[EXERCISE INSTRUCTIONS] Set down the data below without change, skipping the pictures it holds.

[DATA LINES]
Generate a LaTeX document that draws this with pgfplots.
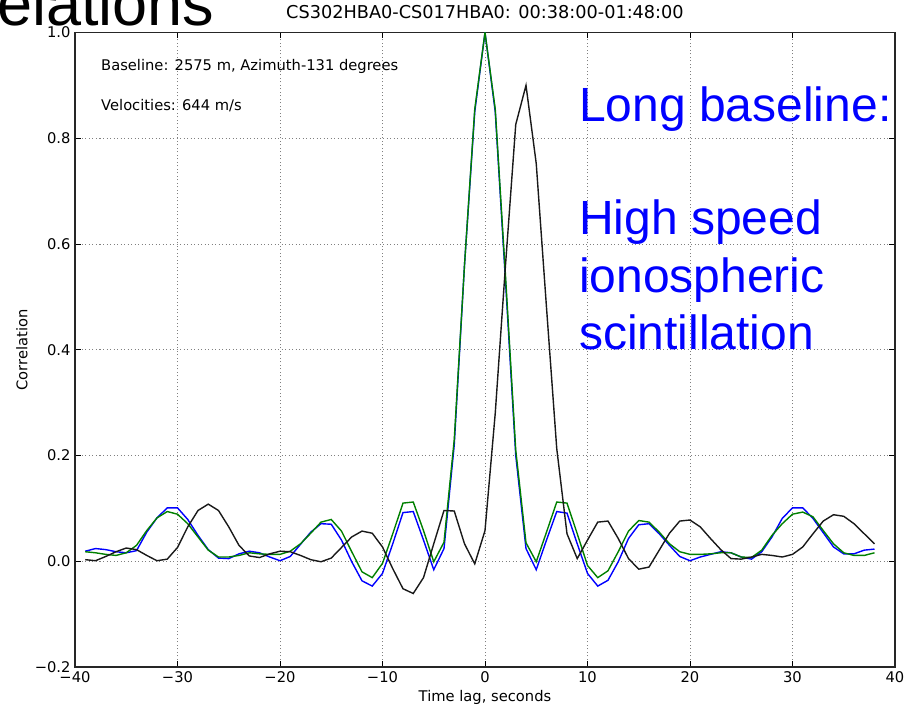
\documentclass[border=0pt]{standalone}
\usepackage{fontspec}
\setmainfont{DejaVu Sans}
\newfontfamily\arialf{Liberation Sans}
\usepackage{pgfplots}
\pgfplotsset{compat=1.18}
\definecolor{mplblue}{rgb}{0,0,1}
\definecolor{mplgreen}{rgb}{0,0.5,0}
\begin{document}
\begin{tikzpicture}
\begin{axis}[
  at={(75pt,40pt)}, anchor=south west,
  width=820pt, height=634.5pt, scale only axis,
  xmin=-40, xmax=40, ymin=-0.2, ymax=1.0,
  xtick={-40,-30,-20,-10,0,10,20,30,40},
  xticklabels={−40,−30,−20,−10,0,10,20,30,40},
  ytick={-0.2,0,0.2,0.4,0.6,0.8,1.0},
  yticklabels={−0.2,0.0,0.2,0.4,0.6,0.8,1.0},
  tick align=inside, xtick pos=both, ytick pos=both,
  major tick length=6pt,
  tick style={black, line width=0.8pt},
  grid=major,
  major grid style={dash pattern=on 1pt off 2.5pt, black!50, line width=0.8pt},
  axis line style={black!85, line width=1.3pt},
  tick label style={font=\fontsize{14.7}{16}\selectfont},
  xticklabel style={yshift=-1pt},
  yticklabel style={xshift=-1pt},
  xlabel={Time lag, seconds},
  x label style={at={(axis description cs:0.5,0)}, anchor=base, yshift=-35pt, font=\fontsize{14.7}{16}\selectfont},
  ylabel={Correlation},
  y label style={at={([xshift=-53pt]axis description cs:0,0.5)}, anchor=center, font=\fontsize{14.7}{16}\selectfont},
  title={CS302HBA0-CS017HBA0: 00:38:00-01:48:00},
  title style={at={(axis description cs:0.5,1)}, anchor=base, yshift=7.5pt, font=\fontsize{17.7}{19}\selectfont},
]
\addplot[mplblue, line width=1.4pt] coordinates {
(-39,0.019)(-38,0.024)(-37,0.022)(-36,0.018)(-35,0.016)(-34,0.020)(-33,0.055)(-32,0.082)(-31,0.101)(-30,0.101)
(-29,0.079)(-28,0.049)(-27,0.022)(-26,0.006)(-25,0.005)(-24,0.014)(-23,0.019)(-22,0.016)(-21,0.008)(-20,0.001)
(-19,0.009)(-18,0.032)(-17,0.055)(-16,0.071)(-15,0.070)(-14,0.040)(-13,-0.001)(-12,-0.037)(-11,-0.047)(-10,-0.023)
(-9,0.033)(-8,0.092)(-7,0.094)(-6,0.040)(-5,-0.016)(-4,0.024)(-3,0.22)(-2,0.56)(-1,0.85)(0,1.0)
(1,0.85)(2,0.53)(3,0.20)(4,0.024)(5,-0.016)(6,0.040)(7,0.094)(8,0.091)(9,0.033)(10,-0.023)
(11,-0.047)(12,-0.036)(13,-0.001)(14,0.043)(15,0.069)(16,0.071)(17,0.052)(18,0.030)(19,0.009)(20,0.001)
(21,0.008)(22,0.013)(23,0.018)(24,0.016)(25,0.008)(26,0.004)(27,0.018)(28,0.046)(29,0.081)(30,0.101)
(31,0.101)(32,0.081)(33,0.054)(34,0.027)(35,0.014)(36,0.014)(37,0.021)(38,0.023)
};
\addplot[mplgreen, line width=1.4pt] coordinates {
(-39,0.018)(-38,0.016)(-37,0.013)(-36,0.011)(-35,0.016)(-34,0.030)(-33,0.058)(-32,0.082)(-31,0.094)(-30,0.089)
(-29,0.071)(-28,0.046)(-27,0.021)(-26,0.008)(-25,0.008)(-24,0.011)(-23,0.016)(-22,0.014)(-21,0.013)(-20,0.013)
(-19,0.019)(-18,0.033)(-17,0.053)(-16,0.074)(-15,0.079)(-14,0.057)(-13,0.018)(-12,-0.020)(-11,-0.031)(-10,-0.004)
(-9,0.052)(-8,0.110)(-7,0.112)(-6,0.058)(-5,-0.001)(-4,0.036)(-3,0.23)(-2,0.56)(-1,0.855)(0,1.0)
(1,0.855)(2,0.54)(3,0.21)(4,0.035)(5,-0.001)(6,0.055)(7,0.112)(8,0.110)(9,0.052)(10,-0.008)
(11,-0.031)(12,-0.018)(13,0.018)(14,0.057)(15,0.077)(16,0.074)(17,0.055)(18,0.033)(19,0.018)(20,0.013)
(21,0.013)(22,0.014)(23,0.016)(24,0.016)(25,0.008)(26,0.007)(27,0.021)(28,0.049)(29,0.071)(30,0.089)
(31,0.093)(32,0.084)(33,0.058)(34,0.033)(35,0.016)(36,0.011)(37,0.011)(38,0.016)
};
\addplot[black!90, line width=1.4pt] coordinates {
(-39,0.003)(-38,0.001)(-37,0.009)(-36,0.018)(-35,0.025)(-34,0.022)(-33,0.011)(-32,0.001)(-31,0.004)(-30,0.026)
(-29,0.065)(-28,0.096)(-27,0.108)(-26,0.096)(-25,0.065)(-24,0.030)(-23,0.010)(-22,0.007)(-21,0.014)(-20,0.019)
(-19,0.018)(-18,0.011)(-17,0.003)(-16,-0.001)(-15,0.006)(-14,0.026)(-13,0.046)(-12,0.057)(-11,0.053)(-10,0.027)
(-9,-0.014)(-8,-0.052)(-7,-0.061)(-6,-0.031)(-5,0.033)(-4,0.096)(-3,0.095)(-2,0.033)(-1,-0.005)(0,0.058)
(1,0.28)(2,0.56)(3,0.826)(4,0.90)(5,0.752)(6,0.48)(7,0.213)(8,0.052)(9,0.005)(10,0.040)
(11,0.074)(12,0.076)(13,0.043)(14,0.005)(15,-0.015)(16,-0.011)(17,0.021)(18,0.053)(19,0.076)(20,0.078)
(21,0.065)(22,0.043)(23,0.022)(24,0.005)(25,0.004)(26,0.008)(27,0.013)(28,0.011)(29,0.008)(30,0.013)
(31,0.027)(32,0.052)(33,0.076)(34,0.088)(35,0.085)(36,0.071)(37,0.052)(38,0.033)
};
\end{axis}
\node[anchor=base west, inner sep=0pt, font=\fontsize{14.7}{16}\selectfont] at (101pt,636pt) {Baseline: 2575 m, Azimuth-131 degrees};
\node[anchor=base west, inner sep=0pt, font=\fontsize{14.7}{16}\selectfont] at (101pt,596pt) {Velocities: 644 m/s};
\begin{scope}[every node/.style={anchor=base west, inner sep=0pt, text=mplblue, font=\arialf\fontsize{48}{57}\selectfont}]
\node at (579pt,585.3pt) {Long baseline:};
\node at (579pt,472pt) {High speed};
\node at (579pt,414.7pt) {ionospheric};
\node at (579pt,357.7pt) {scintillation};
\end{scope}
\node[anchor=base west, inner sep=0pt, font=\arialf\fontsize{63}{70}\selectfont] at (-3pt,681.5pt) {elations};
\pgfresetboundingbox
\useasboundingbox (0pt,0pt) rectangle (906pt,707pt);
\end{tikzpicture}
\end{document}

[TASK OUTPUT]
Generate a LaTeX document that draws this with pgfplots.
\documentclass[border=0pt]{standalone}
\usepackage{fontspec}
\setmainfont{DejaVu Sans}
\newfontfamily\arialf{Liberation Sans}
\usepackage{pgfplots}
\pgfplotsset{compat=1.18}
\definecolor{mplblue}{rgb}{0,0,1}
\definecolor{mplgreen}{rgb}{0,0.5,0}
\begin{document}
\begin{tikzpicture}
\begin{axis}[
  at={(75pt,40pt)}, anchor=south west,
  width=820pt, height=634.5pt, scale only axis,
  xmin=-40, xmax=40, ymin=-0.2, ymax=1.0,
  xtick={-40,-30,-20,-10,0,10,20,30,40},
  xticklabels={−40,−30,−20,−10,0,10,20,30,40},
  ytick={-0.2,0,0.2,0.4,0.6,0.8,1.0},
  yticklabels={−0.2,0.0,0.2,0.4,0.6,0.8,1.0},
  tick align=inside, xtick pos=both, ytick pos=both,
  major tick length=6pt,
  tick style={black, line width=0.8pt},
  grid=major,
  major grid style={dash pattern=on 1pt off 2.5pt, black!50, line width=0.8pt},
  axis line style={black!85, line width=1.3pt},
  tick label style={font=\fontsize{14.7}{16}\selectfont},
  xticklabel style={yshift=-1pt},
  yticklabel style={xshift=-1pt},
  xlabel={Time lag, seconds},
  x label style={at={(axis description cs:0.5,0)}, anchor=base, yshift=-35pt, font=\fontsize{14.7}{16}\selectfont},
  ylabel={Correlation},
  y label style={at={([xshift=-53pt]axis description cs:0,0.5)}, anchor=center, font=\fontsize{14.7}{16}\selectfont},
  title={CS302HBA0-CS017HBA0: 00:38:00-01:48:00},
  title style={at={(axis description cs:0.5,1)}, anchor=base, yshift=7.5pt, font=\fontsize{17.7}{19}\selectfont},
]
\addplot[mplblue, line width=1.4pt] coordinates {
(-39,0.019)(-38,0.024)(-37,0.022)(-36,0.018)(-35,0.016)(-34,0.020)(-33,0.055)(-32,0.082)(-31,0.101)(-30,0.101)
(-29,0.079)(-28,0.049)(-27,0.022)(-26,0.006)(-25,0.005)(-24,0.014)(-23,0.019)(-22,0.016)(-21,0.008)(-20,0.001)
(-19,0.009)(-18,0.032)(-17,0.055)(-16,0.071)(-15,0.070)(-14,0.040)(-13,-0.001)(-12,-0.037)(-11,-0.047)(-10,-0.023)
(-9,0.033)(-8,0.092)(-7,0.094)(-6,0.040)(-5,-0.016)(-4,0.024)(-3,0.22)(-2,0.56)(-1,0.85)(0,1.0)
(1,0.85)(2,0.53)(3,0.20)(4,0.024)(5,-0.016)(6,0.040)(7,0.094)(8,0.091)(9,0.033)(10,-0.023)
(11,-0.047)(12,-0.036)(13,-0.001)(14,0.043)(15,0.069)(16,0.071)(17,0.052)(18,0.030)(19,0.009)(20,0.001)
(21,0.008)(22,0.013)(23,0.018)(24,0.016)(25,0.008)(26,0.004)(27,0.018)(28,0.046)(29,0.081)(30,0.101)
(31,0.101)(32,0.081)(33,0.054)(34,0.027)(35,0.014)(36,0.014)(37,0.021)(38,0.023)
};
\addplot[mplgreen, line width=1.4pt] coordinates {
(-39,0.018)(-38,0.016)(-37,0.013)(-36,0.011)(-35,0.016)(-34,0.030)(-33,0.058)(-32,0.082)(-31,0.094)(-30,0.089)
(-29,0.071)(-28,0.046)(-27,0.021)(-26,0.008)(-25,0.008)(-24,0.011)(-23,0.016)(-22,0.014)(-21,0.013)(-20,0.013)
(-19,0.019)(-18,0.033)(-17,0.053)(-16,0.074)(-15,0.079)(-14,0.057)(-13,0.018)(-12,-0.020)(-11,-0.031)(-10,-0.004)
(-9,0.052)(-8,0.110)(-7,0.112)(-6,0.058)(-5,-0.001)(-4,0.036)(-3,0.23)(-2,0.56)(-1,0.855)(0,1.0)
(1,0.855)(2,0.54)(3,0.21)(4,0.035)(5,-0.001)(6,0.055)(7,0.112)(8,0.110)(9,0.052)(10,-0.008)
(11,-0.031)(12,-0.018)(13,0.018)(14,0.057)(15,0.077)(16,0.074)(17,0.055)(18,0.033)(19,0.018)(20,0.013)
(21,0.013)(22,0.014)(23,0.016)(24,0.016)(25,0.008)(26,0.007)(27,0.021)(28,0.049)(29,0.071)(30,0.089)
(31,0.093)(32,0.084)(33,0.058)(34,0.033)(35,0.016)(36,0.011)(37,0.011)(38,0.016)
};
\addplot[black!90, line width=1.4pt] coordinates {
(-39,0.003)(-38,0.001)(-37,0.009)(-36,0.018)(-35,0.025)(-34,0.022)(-33,0.011)(-32,0.001)(-31,0.004)(-30,0.026)
(-29,0.065)(-28,0.096)(-27,0.108)(-26,0.096)(-25,0.065)(-24,0.030)(-23,0.010)(-22,0.007)(-21,0.014)(-20,0.019)
(-19,0.018)(-18,0.011)(-17,0.003)(-16,-0.001)(-15,0.006)(-14,0.026)(-13,0.046)(-12,0.057)(-11,0.053)(-10,0.027)
(-9,-0.014)(-8,-0.052)(-7,-0.061)(-6,-0.031)(-5,0.033)(-4,0.096)(-3,0.095)(-2,0.033)(-1,-0.005)(0,0.058)
(1,0.28)(2,0.56)(3,0.826)(4,0.90)(5,0.752)(6,0.48)(7,0.213)(8,0.052)(9,0.005)(10,0.040)
(11,0.074)(12,0.076)(13,0.043)(14,0.005)(15,-0.015)(16,-0.011)(17,0.021)(18,0.053)(19,0.076)(20,0.078)
(21,0.065)(22,0.043)(23,0.022)(24,0.005)(25,0.004)(26,0.008)(27,0.013)(28,0.011)(29,0.008)(30,0.013)
(31,0.027)(32,0.052)(33,0.076)(34,0.088)(35,0.085)(36,0.071)(37,0.052)(38,0.033)
};
\end{axis}
\node[anchor=base west, inner sep=0pt, font=\fontsize{14.7}{16}\selectfont] at (101pt,636pt) {Baseline: 2575 m, Azimuth-131 degrees};
\node[anchor=base west, inner sep=0pt, font=\fontsize{14.7}{16}\selectfont] at (101pt,596pt) {Velocities: 644 m/s};
\begin{scope}[every node/.style={anchor=base west, inner sep=0pt, text=mplblue, font=\arialf\fontsize{48}{57}\selectfont}]
\node at (579pt,585.3pt) {Long baseline:};
\node at (579pt,472pt) {High speed};
\node at (579pt,414.7pt) {ionospheric};
\node at (579pt,357.7pt) {scintillation};
\end{scope}
\node[anchor=base west, inner sep=0pt, font=\arialf\fontsize{63}{70}\selectfont] at (-3pt,681.5pt) {elations};
\pgfresetboundingbox
\useasboundingbox (0pt,0pt) rectangle (906pt,707pt);
\end{tikzpicture}
\end{document}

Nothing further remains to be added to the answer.